Sahba Barakzai, her family and seven-month-old husky Aseman, tried to get out into the mountains near their home in western Afghanistan every Friday.
But last Friday, the hike turned to tragedy after an unidentified group of men approached the family and shot Sahba’s beloved puppy dead.
The attackers told her a woman could not own a dog.
But Sabha fears this may have been something more – that it may have been to do with her teaching girls sport.
“We still don’t know about their goal but we think it is because of her career,” her sister Setayesh told the BBC. “She was the first woman who has her own club and these things are taboo.”
Sahba was used to threats – she had been teaching karate to children in Herat, Afghanistan’s third largest city, for 10 years.
She had also set up a cycling club for teenage and young girls – a very public sport in a country where, less than two decades ago, women were banned from going to school, working or even leaving the house without a male chaperone.
It is, Setayesh says, still taboo for girls to ride bikes in Herat and some of the community initially reacted aggressively, but her sister was determined to persist.
“The main inspiration was the situation of women in Herat because she herself is an active person in community,” Setayesh explained.
“[Our parents] were completely worried because her life is in danger – and we saw by our own eyes last week.”
Warning: This article contains a graphic image
Indeed, last week’s tragedy has left them all shaken. Sahba had set out with her father and two sisters, including Setayesh, along with Aseman.
The Siberian husky, whose name means “sky”, a nod to her blue eyes, had only joined the family a few months earlier, but was clearly much loved. Pictures show her playing in the snow, cuddling up to children at the club and walking with Sahba in the hills – just like they were on Friday.
“We were just walking, picnicking and everything as usual,” Sahba told the BBC. “We go there almost every week but that time was different.”
About two hours into the hike, a man looking like a shepherd approached the group and shot at Aseman.
“I shouted and ran towards Aseman and requested the man not to fire,” Sahba told Afghan news agency Khaama. “The gunman did not care, and shot four bullets in Aseman’s chest.”
The shots were fatal: sobbing, Sahba took Aseman in her arms and began to run towards the car.
But then the gunman, who had been joined by several other men, fired another shot, and demanded she put the dog down and leave her body with them. As a woman, he told Sahba, she had no right to keep a dog.
The family had no choice but to leave Aseman with the men, and flee. They don’t know who the men were, or why they were targeted. Reporting it to the police, Sahba said, would be pointless.

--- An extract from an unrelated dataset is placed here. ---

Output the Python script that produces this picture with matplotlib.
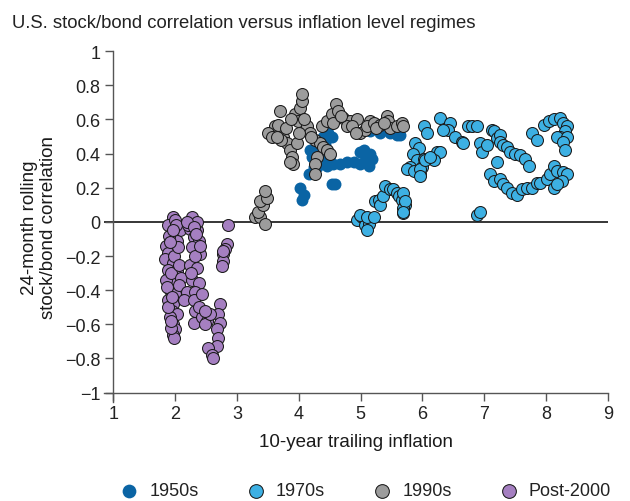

“I knew nothing will happen,” she told Khaama. “Dozens of human beings are killed every day in the country and no one feels responsibility.”
The attack has left the entire family shocked, Setayesh said.
“We were really scared. I have never been to such kind of situation before – that was a terrifying memory for all of us.”
But it has left an especially deep wound in Sahba, who decided to shut down her sports clubs – a huge loss for her community – and look into moving across the border, into neighbouring Iran, where she hopes she will be safer.
“Aseman was just like Sabha’s daughter,” Setayesh explained.
Sahba, meanwhile, is trying to pick herself up as she grieves the loss.
“The day that I brought Aseman, I googled that how many years a dog can live and realised every dog can live about 14 years and even more,” she said. “I got upset when I knew Aseman can live just for 14 years with me.
“I have never thought that my sweetie Aseman would live just for seven months and then be killed.”